Краткая история этики (Гусейнов, Иррлитц) - страница 180

Этот пример показывает, что для церкви укрепление своего авторитета стояло выше теоретических критериев.

4. БОЭЦИЙ И ГРИГОРИЙ

Патристическая этика представляет собой разнообразные попытки теоретической интерпретации моральных догм христианства. Ее стремление придать моральным заповедям христианства рациональную убедительность активно и целенаправленно противостояло античной традиции, утверждавшей нравственную самоценность и самостоятельность личности, - традиции, которая, правда, не сдавалась без боя и многократно возрождалась в христианском одеянии, пока не обрела новую жизнь уже в Новое время.

Центральным вопросом поздней античности был вопрос о соотношении божественного предопределения и свободной воли человека - о том, в какой мере развитие моральных возможностей индивида зависит от его собственной активности и в какой оно восходит к божественной воле. Проблема эта в раннехристианской этике в общем и целом осмысливалась как альтернатива: философы склонялись к признанию или абсолютного божественного предопределения моральных судеб человека, или моральной автономности личности, что наиболее наглядно обнаружилось в споре Августина с пелагианцами. Эти две тенденции находят свое завершение в творчестве двух мыслителей, которые замыкают эпоху патристики, а именно Боэция и Григория, прозванного Великим.

В этике Боэция (480 - 524) сочетаются мотивы неоплатонизма, стоицизма и христианства. Идею бога-творца он соединяет с идеей высшего блага в ее платоновско-неоплатонической интерпретации. Божественное управление миром является наилучшим, и этот факт не могут изменить ни судьба, ни человеческая воля. Мировой порядок, рассмотренный с точки зрения первопричины, тождествен божественному разуму, провидению. Тот же порядок, рассмотренный с точки зрения отдельных причин, предстает в форме судьбы. Поэтому возвышение к вечному, божественному означает одновременно освобождение от власти судьбы. И задача состоит в том, чтобы за судьбой увидеть провидение, зло свести к добру. И если все же, рассуждает Боэций, зло ведет к незаслуженному счастью, а добро сопряжено со страданием, то это не более чем кажимость. Человеческие суждения о справедливом и несправедливом неопределенны; то, что человеку кажется несправедливостью судьбы, часто оборачивается для него большей удачей и благом.
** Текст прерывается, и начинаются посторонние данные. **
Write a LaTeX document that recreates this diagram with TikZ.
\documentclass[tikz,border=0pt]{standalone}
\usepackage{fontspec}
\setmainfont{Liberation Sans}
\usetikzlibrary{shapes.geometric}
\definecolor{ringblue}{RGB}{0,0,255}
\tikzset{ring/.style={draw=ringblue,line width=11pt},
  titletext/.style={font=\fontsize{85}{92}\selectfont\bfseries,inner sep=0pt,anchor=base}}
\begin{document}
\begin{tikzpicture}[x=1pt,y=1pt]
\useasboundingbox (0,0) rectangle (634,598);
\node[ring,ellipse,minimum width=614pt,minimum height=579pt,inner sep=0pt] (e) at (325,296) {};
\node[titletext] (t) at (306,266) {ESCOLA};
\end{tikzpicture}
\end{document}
Всякое зло, считает Боэций, является в руках всемогущего бога лишь средством для осуществления добра. Способ рассуждения Боэция является типичным для христианского мыслителя: речь идет не только о конкретных аргументах (зло с точки зрения индивида является добром с точки зрения рода, за злом чувственного мира лежит благо духовного единства с богом и др.), но прежде всего об общем пафосе отрицания наличия зла, которое объявлялось видимостью.